Earthwork, Dunderrow, Co. Cork
Co. Cork |
Ritual/Ceremonial
On a small headland where Doon Creek meets the Bandon River, an enormous oval earthen mound rises in two distinct stages to a height of seven metres.
Its flattened summit, roughly twenty-eight metres across in either direction, is planted with trees, giving the whole structure the look of a deliberately shaped landform rather than a natural feature. At nearly 120 metres along its longest axis, the mound is a substantial presence in the landscape, and yet it sits quietly, without fanfare or signage to announce what it might once have been.
The mound's origins and precise function remain unclear, which is part of what makes it genuinely interesting. Earthworks of this scale in Ireland range from prehistoric burial mounds to early medieval assembly sites or fortified enclosures, and the stepped, two-stage profile here sets it apart from simpler forms. Particularly intriguing is the reported presence of a souterrain on the south-eastern face of the mound. A souterrain is an underground passage or chamber, typically dry-stone built, associated in Ireland with early medieval settlement and used variously for storage, refuge, or ventilation of adjacent structures.

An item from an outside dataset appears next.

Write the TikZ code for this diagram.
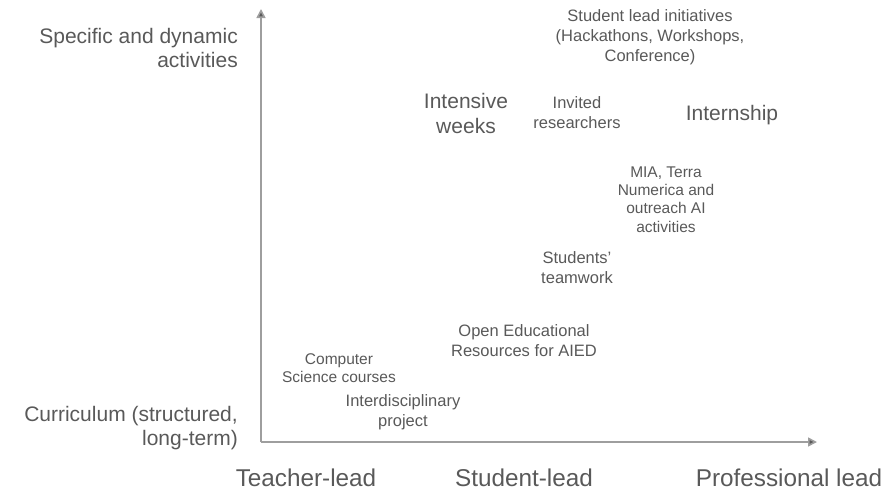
\documentclass[tikz,border=0pt]{standalone}
\usepackage{fontspec}
\setmainfont{Liberation Sans}
\usepackage{tikz}
\usetikzlibrary{arrows.meta}
\definecolor{txtgray}{HTML}{595959}
\definecolor{axgray}{HTML}{9E9E9E}
\tikzset{
  lbl/.style = {align=center, inner sep=0pt, text=txtgray,
    font=\fontsize{16.5}{20}\selectfont},
  smlbl/.style = {lbl, font=\fontsize{15.5}{18.4}\selectfont},
  biglbl/.style = {lbl, font=\fontsize{21}{25}\selectfont},
  axlbl/.style = {lbl, align=right, anchor=east,
    font=\fontsize{21}{24}\selectfont},
  tick/.style = {lbl, font=\fontsize{24.3}{28}\selectfont},
  axis/.style = {draw=axgray, line width=1.6pt,
    -{Triangle[length=9pt, width=9pt, fill=txtgray]}}
}
\begin{document}
\begin{tikzpicture}[x=1pt, y=-1pt]
\useasboundingbox (0,0) rectangle (886,491);
% axes
\coordinate (o) at (261,442);
\coordinate (top) at (261,9);
\coordinate (right) at (817,442);
\draw [axis] (o) -- (top);
\draw [axis] (o) -- (right);
% axis labels
\node [axlbl] (spec) at (238,48) {Specific and dynamic\\activities};
\node [axlbl] (curr) at (238,428) {Curriculum (structured,\\long-term)};
\node [tick] (teach) at (306,478) {Teacher-lead};
\node [tick] (stud) at (524,478) {Student-lead};
\node [tick] (prof) at (789,478) {Professional lead};
% activities
\node [lbl] (init) at (650,37) {Student lead initiatives\\(Hackathons, Workshops,\\Conference)};
\node [biglbl] (intens) at (466,113) {Intensive\\weeks};
\node [lbl] (invit) at (577,113) {Invited\\researchers};
\node [biglbl] (intern) at (732,115) {Internship};
\node [smlbl] (mia) at (666,199.5) {MIA, Terra\\Numerica and\\outreach AI\\activities};
\node [lbl] (team) at (577,267.5) {Students'\\teamwork};
\node [lbl] (oer) at (524,340.5) {Open Educational\\Resources for AIED};
\node [smlbl] (cs) at (339,368) {Computer\\Science courses};
\node [lbl] (inter) at (403,412) {Interdisciplinary\\project};
\end{tikzpicture}
\end{document}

Their appearance within or beside earthen monuments is not uncommon, though the connection between this souterrain and the mound itself has not been firmly established, with its identification resting on local information rather than excavation. The combination of a commanding, engineered mound on a river headland and a subterranean passage on its flank gives the site a layered quality that invites more questions than it answers.